The Food Fanatic’s Shopping Guide

Whether you're the type who thinks Butterball's a breed of turkey or a fussy foodie who gladly pays top dollar (even when Shaw's has it for half the price), our naturally raised, locally sourced, house-smoked primer on the Hub's finest sustenance will have you bounty-hunting like a savvy gastronaut. Plus, holiday recipes and hosting tricks from favorite Boston chefs.


Primo Sides
Fresh from local farms to your table. (In some cases, with a pit stop.)

The Curated Cauliflower (Not to Mention the Boutique Brussels Sprout)
You can think of buying vegetables like shopping for clothing. When you need a workaday pair of khakis, new undershirts, a fresh batch of dress socks, Macy’s has you covered. For special occasions, however, the boutique experience is the way to go. Likewise, Star Market or, better, RUSSO’S is reliable when you’re suddenly out of yellow onions, or need five specific items for your stew. But only PLUM PRODUCE—the Stel’s of veggie markets—buys produce the way chefs do, using the same purveyors as No. 9 Park, L’Espalier, and any other upscale Hub restaurant where the menu catalogs the entire family tree of the WINTER SQUASH purée accompanying your slow-roasted kurobuta pork chop. The slightly higher prices yield not-so-slight rewards: carrots as sweet as fruit; camera-ready CAULIFLOWER IN NEON GREEN and SPECKLED EGGPLANT; mesclun mixes of lettuces whose individual flavors haven’t become muted by refrigerated-truck travel. You may see only a dozen BRUSSELS SPROUTS in the entire shop, but all 12, guaranteed, will be worthy of a spot atop a pedestal.

The Cranberry
Cranberry sauce consists of basically two ingredients: cranberries and sugar. And mostly it’s the latter, meaning the brand of FRESH CRANBERRIES you use is much less important than the brand of sweetener. Nonetheless, if a bag of nonlocal, nonorganic Ocean Spray berries makes you cringe—we do, after all, live in America’s cranberry capital—you can spring for one from PARADISE MEADOW ($2.50/12 oz.), picked and packaged on a bog in East Bridgewater. Available at Stop & Shop.

The Outsourced Side Dish

Everyone’s invaded your house this year, and they all expect you to provide the entire feast save for their obligatory single bottle of Beaujolais. You’re already doing the turkey and hosting; why fuss over the sides? Especially when outsourcing is so darned tasty: At SAVENOR’S, the HERBED BREAD STUFFING  comes studded with house-made sausage, SMASHED FINGERLINGS are loaded with butter and cream, and the TURKEY GRAVY, built on a light roux, is rich and hearty. Across town, THE BUTCHER SHOP and LIONETTE’S tempt last-minute meal providers with silky puréed spuds and winter squash, respectively—the latter punctuated with zingy Buzzards Bay cranberries. RUSSO’S pulls heavily from its open-air produce display to create a bright orange mash of carrots and turnips, glazy beets balsamic, and rosemary-roasted Red Bliss potatoes. And in Lexington, WILSON FARMS chef Todd Heberlein and his staff turn acres of Lexington’s just-picked produce into CRANBERRY-APPLE STUFFING, tart CRANBERRY SAUCE scented with orange and candied ginger, and a spoon-coating soup of ROASTED AUTUMN VEGETABLES.

The Hot Potato
Among the sweet spuds, the ubiquitous RED GARNET is a solid pick for soups, pies, and casseroles. But for mashing and glazing, we’re pro-Okinawan, an exotic tater hailing from Hawaii (it’s native to Japan) that’s also called a PURPLE SWEET POTATO. Sugary like candy, a little nutty in flavor, and drier and firmer than comparatively mushy reds, it has florid purple flesh that turns even more vivid when cooked. Try them mashed, with plenty of butter, a little salt and brown sugar, and some fresh orange juice and zest.

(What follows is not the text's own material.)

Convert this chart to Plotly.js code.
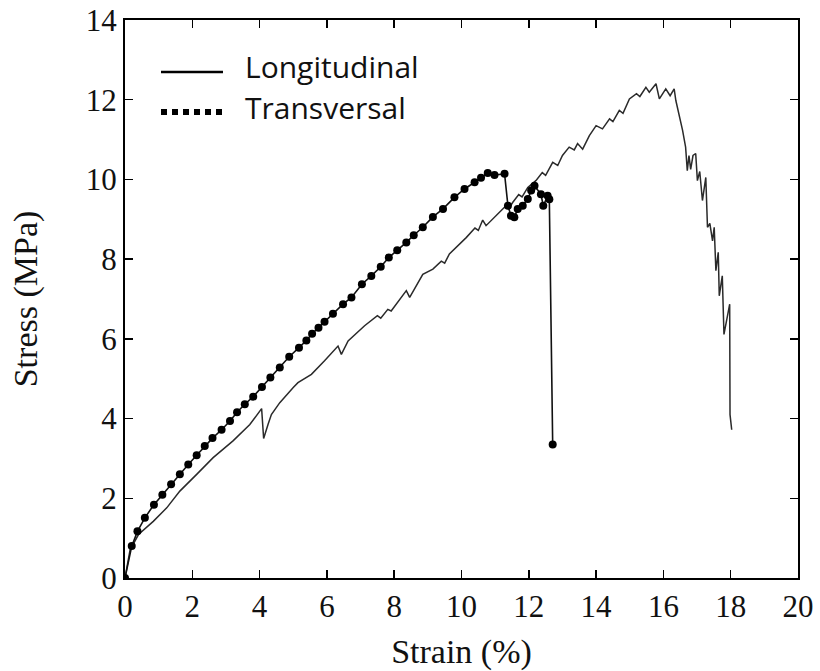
<!DOCTYPE html>
<html>
<head>
<meta charset="utf-8">
<script src="https://cdn.plot.ly/plotly-3.0.1.min.js"></script>
<style>
  html, body { margin: 0; padding: 0; background: #ffffff; }
  #chart { width: 820px; height: 671px; }
</style>
</head>
<body>
<div id="chart"></div>
<script>
// Strain (%) / Stress (MPa) readings
var longStrain = [0, 0.15, 0.40, 0.84, 1.24, 1.63, 2.13, 2.62, 3.21, 3.71, 4.06, 4.12, 4.25, 4.35, 4.60, 4.80, 5.00, 5.14, 5.54, 5.93, 6.33, 6.43, 6.63, 7.12, 7.50, 7.60, 7.81, 7.91, 8.36, 8.46, 8.85, 9.15, 9.40, 9.50, 9.64, 10.14, 10.40, 10.50, 10.63, 10.73, 11.13, 11.30, 11.40, 11.52, 11.70, 11.80, 11.97, 12.21, 12.40, 12.50, 12.71, 12.86, 13.00, 13.20, 13.35, 13.45, 13.60, 13.80, 14.00, 14.19, 14.40, 14.50, 14.69, 14.80, 14.99, 15.20, 15.30, 15.48, 15.58, 15.78, 15.88, 16.07, 16.20, 16.32, 16.37, 16.50, 16.57, 16.66, 16.71, 16.76, 16.81, 16.88, 16.96, 17.01, 17.08, 17.16, 17.26, 17.31, 17.38, 17.46, 17.51, 17.56, 17.63, 17.66, 17.75, 17.80, 17.97, 17.98, 18.03];
var longStress = [0, 0.70, 1.09, 1.42, 1.76, 2.18, 2.60, 3.02, 3.44, 3.85, 4.25, 3.50, 3.85, 4.10, 4.40, 4.60, 4.78, 4.90, 5.11, 5.45, 5.82, 5.61, 5.95, 6.33, 6.58, 6.52, 6.74, 6.70, 7.21, 7.04, 7.62, 7.75, 7.95, 7.90, 8.13, 8.54, 8.78, 8.72, 8.98, 8.84, 9.17, 9.32, 9.26, 9.42, 9.62, 9.56, 9.80, 9.97, 10.17, 10.10, 10.43, 10.35, 10.60, 10.81, 10.74, 10.90, 10.76, 11.10, 11.35, 11.27, 11.52, 11.45, 11.73, 11.66, 12.02, 12.15, 12.08, 12.31, 12.19, 12.40, 12.02, 12.27, 12.10, 12.27, 11.98, 11.50, 11.23, 10.81, 10.22, 10.60, 10.25, 10.60, 10.65, 9.97, 10.20, 9.47, 10.05, 8.80, 8.90, 8.46, 8.80, 7.71, 8.17, 7.08, 7.58, 6.11, 6.87, 4.10, 3.72];

var transStrain = [0, 0.20, 0.37, 0.59, 0.86, 1.11, 1.37, 1.63, 1.88, 2.13, 2.37, 2.60, 2.87, 3.12, 3.33, 3.56, 3.81, 4.07, 4.32, 4.60, 4.88, 5.17, 5.39, 5.56, 5.75, 5.93, 6.18, 6.48, 6.73, 7.04, 7.32, 7.60, 7.84, 8.09, 8.36, 8.58, 8.85, 9.15, 9.45, 9.79, 10.09, 10.39, 10.58, 10.78, 10.98, 11.28, 11.38, 11.47, 11.57, 11.67, 11.82, 11.97, 12.07, 12.17, 12.36, 12.43, 12.56, 12.61, 12.71];
var transStress = [0, 0.80, 1.17, 1.51, 1.84, 2.09, 2.35, 2.60, 2.85, 3.08, 3.31, 3.51, 3.72, 3.94, 4.16, 4.36, 4.55, 4.79, 5.03, 5.28, 5.55, 5.78, 5.96, 6.13, 6.28, 6.43, 6.63, 6.87, 7.04, 7.37, 7.58, 7.81, 8.04, 8.22, 8.42, 8.60, 8.80, 9.06, 9.26, 9.55, 9.76, 9.93, 10.04, 10.16, 10.11, 10.14, 9.34, 9.09, 9.05, 9.26, 9.34, 9.51, 9.72, 9.84, 9.63, 9.34, 9.59, 9.50, 3.35];

var xTicks = [0, 2, 4, 6, 8, 10, 12, 14, 16, 18, 20];
var yTicks = [0, 2, 4, 6, 8, 10, 12, 14];
var seriesNames = ["Longitudinal", "Transversal"];

var traces = [
  {
    x: longStrain, y: longStress, type: "scatter", mode: "lines",
    name: seriesNames[0], showlegend: false,
    line: { color: "#2a2a2a", width: 1.5 }
  },
  {
    x: transStrain, y: transStress, type: "scatter", mode: "lines+markers",
    name: seriesNames[1], showlegend: false,
    line: { color: "#111111", width: 1.6 },
    marker: { color: "#000000", size: 8, symbol: "circle" }
  }
];

var serif = "Liberation Serif, DejaVu Serif, serif";
var layout = {
  width: 820, height: 671,
  margin: { l: 125, r: 22, t: 20, b: 93 },
  paper_bgcolor: "#ffffff", plot_bgcolor: "#ffffff",
  showlegend: false,
  xaxis: {
    range: [0, 20], tickvals: xTicks, ticktext: xTicks.map(String),
    ticks: "inside", ticklen: 8, tickwidth: 1.5, tickcolor: "#000",
    showline: true, linewidth: 2, linecolor: "#000", mirror: "ticks",
    showgrid: false, zeroline: false,
    tickfont: { family: serif, size: 31, color: "#111" },
    title: { text: "Strain (%)", font: { family: serif, size: 34, color: "#111" }, standoff: 16 }
  },
  yaxis: {
    range: [0, 14], tickvals: yTicks, ticktext: yTicks.map(String),
    ticks: "inside", ticklen: 8, tickwidth: 1.5, tickcolor: "#000",
    showline: true, linewidth: 2, linecolor: "#000", mirror: "ticks",
    showgrid: false, zeroline: false,
    tickfont: { family: serif, size: 31, color: "#111" },
    title: { text: "Stress (MPa)", font: { family: serif, size: 34, color: "#111" }, standoff: 38 }
  },
  shapes: [
    { type: "line", xref: "paper", yref: "paper", x0: 0.0535, x1: 0.1456, y0: 0.907, y1: 0.907,
      line: { color: "#000", width: 2.5 } },
    { type: "line", xref: "paper", yref: "paper", x0: 0.0535, x1: 0.150, y0: 0.835, y1: 0.835,
      line: { color: "#000", width: 6, dash: "6px,5px" } }
  ],
  annotations: [
    { xref: "paper", yref: "paper", x: 0.175, y: 0.916, xanchor: "left", yanchor: "middle",
      text: seriesNames[0], showarrow: false, font: { family: "Open Sans, sans-serif", size: 30, color: "#111" } },
    { xref: "paper", yref: "paper", x: 0.175, y: 0.844, xanchor: "left", yanchor: "middle",
      text: seriesNames[1], showarrow: false, font: { family: "Open Sans, sans-serif", size: 30, color: "#111" } }
  ]
};

Plotly.newPlot("chart", traces, layout, { staticPlot: true, displayModeBar: false });
</script>
</body>
</html>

On the savory side, traditional russets do a fine job as a butter-delivery system, but YUKON GOLDS are the master masher’s pick, thanks to their golden hue and nutty-sweet taste (even better with a little buttermilk in the mix). Available at Russo’s, Shaw’s, and other fine produce purveyors.

The Crunchy Casserole Topping
Ratcheting up the food geekery beyond even their usual, Cook’s Illustrated staffers once spent months trying to develop a from-scratch version of CANNED FRIED ONIONS —which are to holiday side dishes what tinselly stars are to Douglas firs. Gallons of canola oil later, they finally gave it up as a fool’s errand. Fortunately, there is an alternative to slumming it with French’s: Try GOLDEN FARMS ($2.59/3 oz.), an organic brand available locally.